Hi, Fran. Please don't sand. All you will do is lose defination in the grooves and other molding details in your paneling. I suggest that you strip with a relatively safe product like Citristrip if you still want any chance of the wood grain showing. Since the finish is probably pretty old, it should come off pretty easily. Glob some on and don't brush back over it to get the stripper layer smooth any more than you really have to. Brushing back over it lets the active chemical escape. Remove the finish/stripper goo with a putty knife on the flat parts and a stripper pad in the grooves. I really can't tell you how long to let the stripper stay on the surface since every case is different but check a small area after an hour or so. You can leave the stripper on for 24 hours if you need to but I really do not think you will. If you start out by stripping relatively small areas, you will quickly get a feel for how long it needs to stay on to work. I do suggest that you do this when you can open the windows in the room. The orange smell can get pretty strong and it is much safer to work with good ventilation. You want to wear eye protection (goggles) and rubber gloves while you are working with strippers. The stripper will remove any clear finish but it will not remove stain.
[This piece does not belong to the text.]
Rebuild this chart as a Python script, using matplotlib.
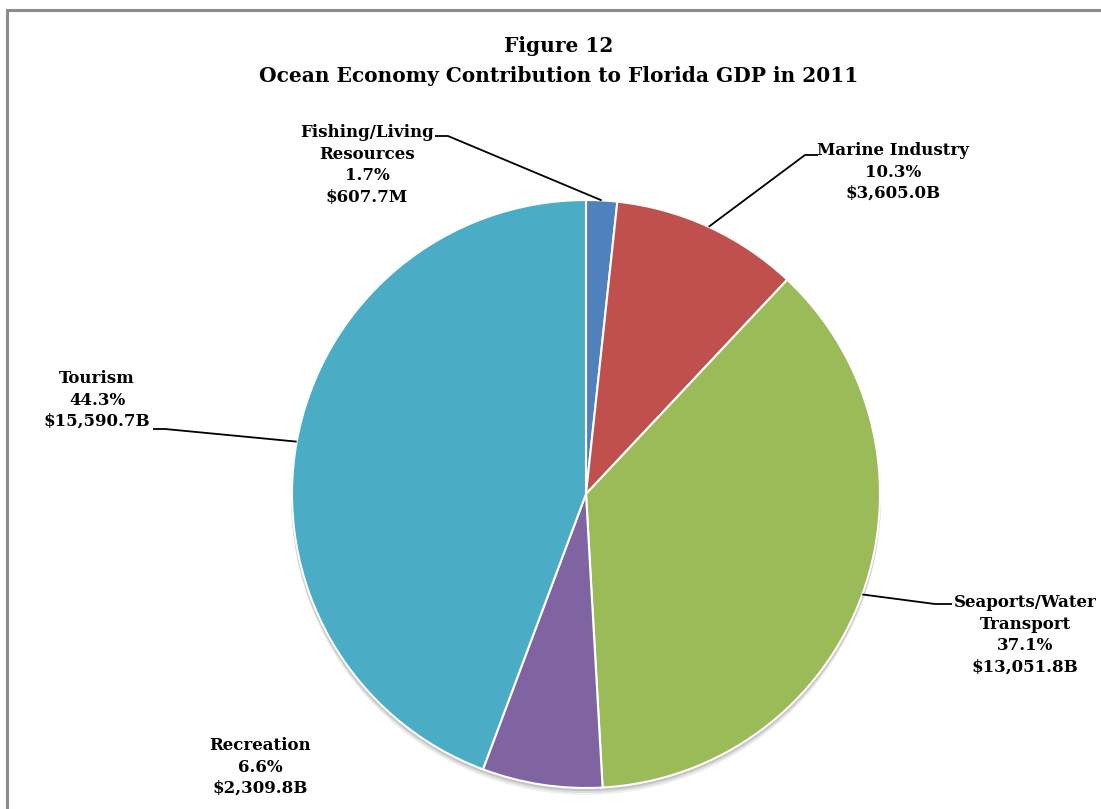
import numpy as np
import matplotlib
matplotlib.use("Agg")
import matplotlib.pyplot as plt
from matplotlib.patches import Circle, Rectangle

# Ocean economy sectors, clockwise from 12 o'clock
sectors = ["Fishing/Living\nResources", "Marine Industry", "Seaports/Water\nTransport",
           "Recreation", "Tourism"]
shares = [1.7, 10.3, 37.1, 6.6, 44.3]
amounts = ["$607.7M", "$3,605.0B", "$13,051.8B", "$2,309.8B", "$15,590.7B"]
colors = ["#4F81BD", "#C0504D", "#9BBB59", "#8064A2", "#4BACC6"]

W, H = 1101, 809
fig = plt.figure(figsize=(W / 100, H / 100), dpi=100)
ax = fig.add_axes([0, 0, 1, 1])

plt.rcParams["font.family"] = ["DejaVu Serif"]
FONT = dict(family="DejaVu Serif", fontweight="bold", color="black")

# chart frame
ax.add_patch(Rectangle((7, -20), W + 40, H - 10 + 20, fill=False,
                       edgecolor="#8c8c8c", linewidth=2.2, zorder=0))

cx, cy, R = 586, H - 494, 294

# soft drop shadow under the pie
for dy, a in [(6, 0.06), (4, 0.08), (2, 0.12)]:
    ax.add_patch(Circle((cx, cy - dy), R + 1, color="black", alpha=a,
                        linewidth=0, zorder=1))

wedges, _ = ax.pie(shares, colors=colors, startangle=90, counterclock=False,
                   center=(cx, cy), radius=R, frame=True,
                   wedgeprops=dict(edgecolor="white", linewidth=1.5))
for w in wedges:
    w.set_zorder(2)
ax.set_xlim(0, W)
ax.set_ylim(0, H)
ax.set_aspect("equal")
ax.axis("off")

ax.text(559, H - 46, "Figure 12", ha="center", va="center", fontsize=14.5, **FONT)
ax.text(559, H - 76, "Ocean Economy Contribution to Florida GDP in 2011",
        ha="center", va="center", fontsize=14.5, **FONT)

# label block centres and leader elbows (None = no leader)
label_xy = [(367, 165), (893, 172), (1025, 635), (260, 767), (97, 400)]
elbows = [[(435, 136), (448, 136)],
          [(818, 155), (805, 155)],
          [(952, 604), (935, 604)],
          None,
          [(153, 429), (165, 429)]]

for i, w in enumerate(wedges):
    mid = np.deg2rad((w.theta1 + w.theta2) / 2)
    txt = f"{sectors[i]}\n{shares[i]:.1f}%\n{amounts[i]}"
    lx, ly = label_xy[i]
    ax.text(lx, H - ly, txt, ha="center", va="center", fontsize=12,
            linespacing=1.35, zorder=5, **FONT)
    if elbows[i] is not None:
        px, py = cx + R * np.cos(mid), cy + R * np.sin(mid)
        pts = [(x, H - y) for x, y in elbows[i]] + [(px, py)]
        xs, ys = zip(*pts)
        ax.plot(xs, ys, color="black", linewidth=1.3, zorder=4,
                solid_capstyle="butt")

fig.savefig("out.png", dpi=100, facecolor="white")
One thing that you might try after you have stripped is one of the colored stains that Minwax sells. You might be able to go to a pickled oak look or something even over your old stain. A lot of the knotty pine put up back then was nothing more than white paint put on the boards and wiped off so the grain could still be seen. Again, I can't tell you for sure that this would work or how it would look without seeing your walls but you can test it in a small area pretty easily. If that seems like a good finish for you, you will want to put on a polyurethane, varnish or shellac to seel the wood back up.
Should you decide just to paint, you can paint over shellac with no problem. You do not have to strip. The primer/sealers like B-I-N are shellac with a white pigment to make it easier for you to see where they have been applied.